-- Begin --

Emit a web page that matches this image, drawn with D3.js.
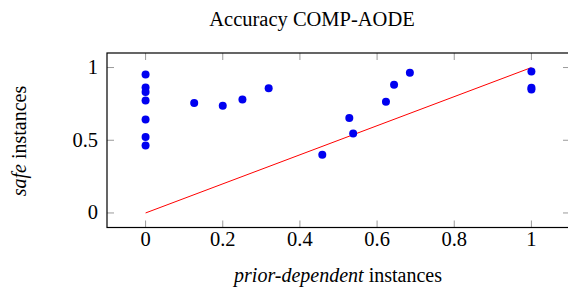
<!DOCTYPE html>
<html>
<head>
<meta charset="utf-8">
<script src="https://cdn.jsdelivr.net/npm/d3@7"></script>
<style>
  body { margin: 0; background: #fff; }
</style>
</head>
<body>
<script>
// points
const priorDep = [0, 0, 0, 0, 0, 0, 0, 0.126, 0.2, 0.251, 0.319,
  0.458, 0.528, 0.538, 0.623, 0.644, 0.685, 1, 1, 1];
const safeVals = [0.952, 0.863, 0.831, 0.774, 0.642, 0.523, 0.464, 0.756, 0.737, 0.781, 0.858,
  0.40, 0.653, 0.546, 0.765, 0.881, 0.964, 0.973, 0.861, 0.849];
const diagLine = [[0, 0], [1, 1]];
const xTicks = [0, 0.2, 0.4, 0.6, 0.8, 1];
const yTicks = [0, 0.5, 1];

const width = 568, height = 294;
const margin = { top: 53, right: -2, bottom: 66.5, left: 107 };
const serif = "'Liberation Serif', 'Times New Roman', 'DejaVu Serif', serif";

const svg = d3.select("body").append("svg")
  .attr("width", width)
  .attr("height", height)
  .attr("font-family", serif);

const x = d3.scaleLinear().domain([-0.1, 1.1]).range([margin.left, width - margin.right]);
const y = d3.scaleLinear().domain([-0.1, 1.1]).range([height - margin.bottom, margin.top]);

const tickLen = 7;
const tickCol = "#9a9a9a";

// ticks on all four sides, pointing inwards
svg.append("g").selectAll("line").data(xTicks).join("line")
  .attr("x1", d => x(d)).attr("x2", d => x(d))
  .attr("y1", y.range()[0]).attr("y2", y.range()[0] - tickLen)
  .attr("stroke", tickCol).attr("stroke-width", 1);
svg.append("g").selectAll("line").data(xTicks).join("line")
  .attr("x1", d => x(d)).attr("x2", d => x(d))
  .attr("y1", y.range()[1]).attr("y2", y.range()[1] + tickLen)
  .attr("stroke", tickCol).attr("stroke-width", 1);
svg.append("g").selectAll("line").data(yTicks).join("line")
  .attr("x1", x.range()[0]).attr("x2", x.range()[0] + tickLen)
  .attr("y1", d => y(d)).attr("y2", d => y(d))
  .attr("stroke", tickCol).attr("stroke-width", 1);
svg.append("g").selectAll("line").data(yTicks).join("line")
  .attr("x1", x.range()[1]).attr("x2", x.range()[1] - tickLen)
  .attr("y1", d => y(d)).attr("y2", d => y(d))
  .attr("stroke", tickCol).attr("stroke-width", 1);

// tick labels
svg.append("g").selectAll("text").data(xTicks).join("text")
  .attr("x", d => x(d)).attr("y", 246)
  .attr("text-anchor", "middle")
  .attr("font-size", 20.5)
  .attr("fill", "#000")
  .text(d => d3.format("~g")(d));
svg.append("g").selectAll("text").data(yTicks).join("text")
  .attr("x", 98).attr("y", d => y(d) + 6.5)
  .attr("text-anchor", "end")
  .attr("font-size", 20.5)
  .attr("fill", "#000")
  .text(d => d3.format("~g")(d));

// diagonal reference line
svg.append("path")
  .datum(diagLine)
  .attr("d", d3.line().x(d => x(d[0])).y(d => y(d[1])))
  .attr("fill", "none")
  .attr("stroke", "#ff0000")
  .attr("stroke-width", 1);

// scatter points
const pts = priorDep.map((v, i) => ({ px: v, py: safeVals[i] }));
svg.append("g").selectAll("circle").data(pts).join("circle")
  .attr("cx", d => x(d.px))
  .attr("cy", d => y(d.py))
  .attr("r", 4)
  .attr("fill", "#0000f0");

// axis frame
svg.append("rect")
  .attr("x", x.range()[0]).attr("y", y.range()[1])
  .attr("width", x.range()[1] - x.range()[0])
  .attr("height", y.range()[0] - y.range()[1])
  .attr("fill", "none")
  .attr("stroke", "#000")
  .attr("stroke-width", 1.2);

// title
svg.append("text")
  .attr("x", 312).attr("y", 26)
  .attr("text-anchor", "middle")
  .attr("font-size", 20.5)
  .text("Accuracy COMP-AODE");

// x label
const xl = svg.append("text")
  .attr("x", 338).attr("y", 282)
  .attr("text-anchor", "middle")
  .attr("font-size", 20);
xl.append("tspan").attr("font-style", "italic").text("prior-dependent");
xl.append("tspan").text(" instances");

// y label
const yl = svg.append("text")
  .attr("transform", "translate(26,141) rotate(-90)")
  .attr("text-anchor", "middle")
  .attr("font-size", 20);
yl.append("tspan").attr("font-style", "italic").text("safe");
yl.append("tspan").text(" instances");
</script>
</body>
</html>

-- End --

**TASK OBJECTIVE**
Exactly reproduce the run of lines from the start of the listing through the line with "const yTicks = [0, 0.5, 1];", inclusive; pictures are not copied.

**FULL SOLUTION**
Emit a web page that matches this image, drawn with D3.js.
<!DOCTYPE html>
<html>
<head>
<meta charset="utf-8">
<script src="https://cdn.jsdelivr.net/npm/d3@7"></script>
<style>
  body { margin: 0; background: #fff; }
</style>
</head>
<body>
<script>
// points
const priorDep = [0, 0, 0, 0, 0, 0, 0, 0.126, 0.2, 0.251, 0.319,
  0.458, 0.528, 0.538, 0.623, 0.644, 0.685, 1, 1, 1];
const safeVals = [0.952, 0.863, 0.831, 0.774, 0.642, 0.523, 0.464, 0.756, 0.737, 0.781, 0.858,
  0.40, 0.653, 0.546, 0.765, 0.881, 0.964, 0.973, 0.861, 0.849];
const diagLine = [[0, 0], [1, 1]];
const xTicks = [0, 0.2, 0.4, 0.6, 0.8, 1];
const yTicks = [0, 0.5, 1];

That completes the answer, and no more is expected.